Post by Wrapitup on Fri Oct 23, 2009 1:17 am

Officials searched a landfill looking for Haleigh, too

By Lise Fisher & Karen Voyles
Staff writers


Published: Thursday, October 22, 2009 at 8:23 p.m.
Last Modified: Thursday, October 22, 2009 at 8:23 p.m.

The discovery of a little girl's body in a Georgia landfill, which investigators have identified as that of missing Clay County second-grader Somer Thompson, comes as the search for another missing girl, Putnam County first-grader Haleigh Cummings, enters its ninth month.

How many missing children are there in the United States?No one knows for sure. The most comprehensive snapshot may be the National Incidence Studies of Missing, Abducted, Runaway, and Thrownaway Children that was released in 2002 and estimated:
• 800,000 children younger than 18 go missing each year (an average of 2,000 children reported missing each day).
• 200,000 children were abducted by family members.
• 58,000 children were abducted by non-family members.
• 115 children were the victims of “stereotypical” kidnapping -- crimes involving someone the child does not know, or knows only slightly, who holds the child overnight, takes the child 50 miles or more, kills the child, demands ransom, or intends to keep the child permanently.

More information on missing children is available from the National Center for Missing & Exploited Children at www.missingkids.com.

Somer's body was discovered Wednesday in a landfill at the Chesser Island Landfill in Folkston, Ga., after investigators followed garbage trucks leaving the neighborhood where Somer was last seen Monday. And while Putnam County officials say they also pored through garbage and visited the area's landfill, their efforts turned up no sign of Haleigh.

The cases involve young girls disappearing in adjacent counties, but Putnam authorities say it's unlikely Somer's kidnapping and murder are connected to Haleigh's disappearance.

"The only similarity was that these were two missing girls," Putnam County Sheriff's Lt. Johnny Greenwood said. "There's really no comparison between these cases -- the scenarios are totally different. One girl (Haleigh) was at home in her bed before she disappeared, and one (Somer) was walking home from school."

Haleigh was 5 years old when she was last seen at her father's rented mobile home in Satsuma. Initial reports said the girl was at the home with her younger brother and her father's girlfriend, Misty Croslin, whom he later married before recently divorcing.

While the search for Somer has ended, the search for Haleigh remains a daily assignment for a Florida Department of Law Enforcement agent assigned full time to the case and the six-member major crimes unit of the Putnam County Sheriff's Office.

"We still hope we can bring her home safe, but right now we just want to bring her home," Greenwood said.

Croslin told officers Haleigh went to bed at about 8 p.m. and that when Croslin woke up at about 3 a.m. to go to the bathroom, she noticed Haleigh was missing.
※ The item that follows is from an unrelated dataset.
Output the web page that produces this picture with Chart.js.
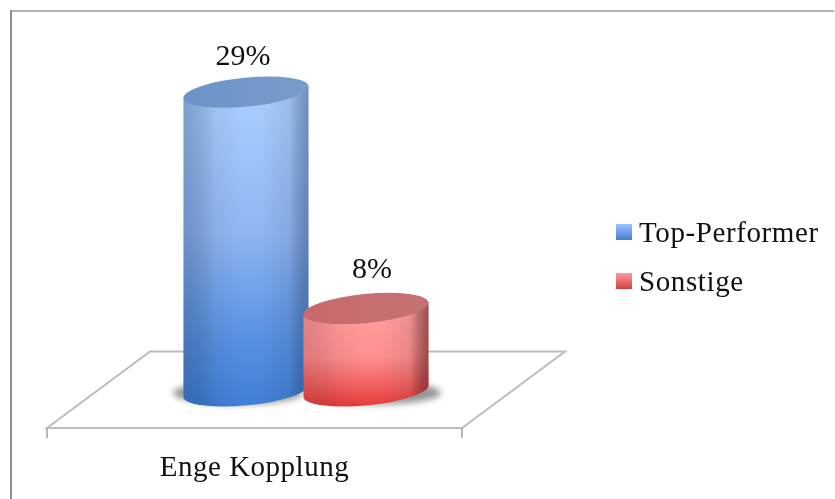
<!DOCTYPE html>
<html>
<head>
<meta charset="utf-8">
<style>html,body{margin:0;padding:0;background:#fff;overflow:hidden}canvas{display:block}</style>
<script src="https://cdn.jsdelivr.net/npm/chart.js@4"></script>
</head>
<body>
<canvas id="c" width="835" height="499"></canvas>
<script>
const categories = ["Enge Kopplung"];
const seriesNames = ["Top-Performer", "Sonstige"];
const topPerformer = [29];
const sonstige = [8];
const FONT = '"Liberation Serif", serif';

const looks = [
  { stops: [[0,'#a9cefd'],[0.45,'#8fb6f3'],[0.78,'#5a92e2'],[1,'#3f7fd6']],
    cap: ['#6b93c9','#7a9bcb'], edgeL: 'rgba(30,60,110,0.30)', edgeR: 'rgba(30,60,110,0.42)',
    swatch: ['#9dc3fb','#437fcf'], labelDx: -3, labelDy: -27 },
  { stops: [[0,'#ff9f9f'],[0.5,'#ff8f8f'],[0.8,'#f26060'],[1,'#e63c3c']],
    cap: ['#c9696b','#c37274'], edgeL: 'rgba(110,30,30,0.20)', edgeR: 'rgba(90,20,20,0.58)',
    swatch: ['#ff9c9c','#cf4040'], labelDx: 6, labelDy: -30 }
];

const cylinderPlugin = {
  id: 'cylinders',
  beforeDraw(chart) {
    chart.ctx.letterSpacing = '0.5px';
  },
  beforeDatasetsDraw(chart) {
    const ctx = chart.ctx, a = chart.chartArea, y = chart.scales.y;
    ctx.letterSpacing = '0px';
    // frame
    ctx.save();
    ctx.fillStyle = '#b3b3b3'; ctx.fillRect(10, 10, 824, 2);
    ctx.fillStyle = '#8c8c8c'; ctx.fillRect(10, 10, 2, 489);
    // floor
    const back = y.getPixelForValue(3.83), depth = 103;
    ctx.strokeStyle = '#bcbcbc'; ctx.lineWidth = 2;
    ctx.beginPath();
    ctx.moveTo(a.left, a.bottom);
    ctx.lineTo(a.left + depth, back);
    ctx.lineTo(a.right + depth, back);
    ctx.lineTo(a.right, a.bottom);
    ctx.closePath();
    ctx.stroke();
    ctx.strokeStyle = '#a0a0a0'; ctx.lineWidth = 1.5;
    ctx.beginPath();
    [a.left, a.right].forEach(x => { ctx.moveTo(x, a.bottom); ctx.lineTo(x, a.bottom + 10); });
    ctx.stroke();
    ctx.restore();

    const dx = 51.5, tilt = -0.096, ry = 14.5;
    chart.data.datasets.forEach((ds, i) => {
      const bar = chart.getDatasetMeta(i).data[0];
      const look = looks[i];
      const cx = bar.x + dx, w = bar.width, rx = w / 2 / Math.cos(tilt);
      const top = bar.y, base = bar.base;
      const s = Math.sin(tilt) * rx, L = cx - w / 2, R = cx + w / 2;
      // soft shadow
      ctx.save();
      ctx.filter = 'blur(3px)';
      ctx.fillStyle = 'rgba(90,90,90,0.65)';
      ctx.beginPath();
      ctx.ellipse(cx + (i ? 10 : -8), base + 2, rx + 2, ry - 3, 0, 0, Math.PI * 2);
      ctx.fill();
      ctx.restore();
      // body
      ctx.save();
      ctx.filter = 'blur(0.7px)';
      const path = () => {
        ctx.beginPath();
        ctx.moveTo(L, top - s);
        ctx.lineTo(L, base - s);
        ctx.ellipse(cx, base, rx, ry, tilt, Math.PI, 0, true);
        ctx.lineTo(R, top + s);
        ctx.closePath();
      };
      const g = ctx.createLinearGradient(0, top, 0, base + ry);
      look.stops.forEach(st => g.addColorStop(st[0], st[1]));
      ctx.fillStyle = g; path(); ctx.fill();
      ctx.restore();
      ctx.save();
      const h = ctx.createLinearGradient(L, 0, R, 0);
      h.addColorStop(0, look.edgeL);
      h.addColorStop(0.25, 'rgba(0,0,0,0.05)');
      h.addColorStop(0.45, 'rgba(0,0,0,0)');
      h.addColorStop(0.62, 'rgba(0,0,0,0)');
      h.addColorStop(0.85, 'rgba(0,0,0,0.08)');
      h.addColorStop(1, look.edgeR);
      ctx.fillStyle = h; path(); ctx.fill();
      ctx.restore();
      // cap
      ctx.save();
      ctx.filter = 'blur(0.7px)';
      const c = ctx.createLinearGradient(L, 0, R, 0);
      c.addColorStop(0, look.cap[0]); c.addColorStop(1, look.cap[1]);
      ctx.fillStyle = c;
      ctx.beginPath();
      ctx.ellipse(cx, top, rx, ry, tilt, 0, Math.PI * 2);
      ctx.fill();
      ctx.restore();
      // value label
      ctx.fillStyle = '#111';
      ctx.font = '30px ' + FONT;
      ctx.textAlign = 'center'; ctx.textBaseline = 'alphabetic';
      ctx.fillText(ds.data[0] + '%', cx + look.labelDx, top + look.labelDy);
    });
    // legend
    ctx.save();
    ctx.letterSpacing = '0.6px';
    chart.data.datasets.forEach((ds, i) => {
      const by = 224 + 49 * i;
      const g = ctx.createLinearGradient(0, by, 0, by + 16);
      g.addColorStop(0, looks[i].swatch[0]); g.addColorStop(1, looks[i].swatch[1]);
      ctx.fillStyle = g; ctx.fillRect(616, by, 16, 16);
      ctx.fillStyle = '#111';
      ctx.font = '29px ' + FONT;
      ctx.textAlign = 'left'; ctx.textBaseline = 'alphabetic';
      ctx.fillText(ds.label, 639, by + 18);
    });
    ctx.restore();
  }
};

new Chart(document.getElementById('c'), {
  type: 'bar',
  data: {
    labels: categories,
    datasets: [
      { label: seriesNames[0], data: topPerformer, backgroundColor: 'transparent' },
      { label: seriesNames[1], data: sonstige, backgroundColor: 'transparent' }
    ]
  },
  plugins: [cylinderPlugin],
  options: {
    responsive: false,
    animation: false,
    layout: { padding: { left: 47, right: 373, top: 20, bottom: 0 } },
    plugins: { legend: { display: false }, tooltip: { enabled: false } },
    datasets: { bar: { categoryPercentage: 240 / 415, barPercentage: 125 / 120 } },
    scales: {
      x: {
        grid: { display: false, drawTicks: false }, border: { display: false },
        afterFit(scale) { scale.height = 71; },
        ticks: { color: '#111', padding: 23, maxRotation: 0, autoSkip: false, font: { family: FONT, size: 29 } }
      },
      y: { display: false, min: -3.6, max: 36 }
    }
  }
});
</script>
</body>
</html>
The back screen door had been propped open with a cinder block, Croslin said. There were no signs of forced entry.

Early in the case, officers interviewed sex offenders living in the area to eliminate any as possible suspects. They have since searched repeatedly for Haleigh in the woods and water, including the St. Johns River and a pond off State Road 19.

Greenwood said that like Clay County investigators, officers in Putnam County organized a search of garbage picked up from the area where Haleigh was last seen and a landfill near the Clay County line used for household garbage.

The garbage, collected from south Putnam County, where the child's Satsuma home was located, was gathered as normal two days after the girl disappeared. But it then was brought to a specific area where volunteers from emergency and fire services sifted through it.

The searches are considered part of the standard protocol in hunting for a missing child such as Haleigh, Greenwood said.

Statistics compiled by the National Center for Missing & Exploited Children provide both hopeful and discouraging data relative to Haleigh's case.

For example, the center has determined that more children now are being returned safely to their homes than at any other time in U.S. history, with the recovery rate rising from 62 percent in 1990 to 96 percent in 2008.

However, the center's staff also points to a study that showed while murders of abducted children are rare, about 100 incidents happen in the U.S. annually, and 76.2 percent of the abducted children who are killed are dead within three hours of being taken.

A recent study often referred to by the center also shows that children are 3.5 times more likely to be abducted by a family member than by a non-family member.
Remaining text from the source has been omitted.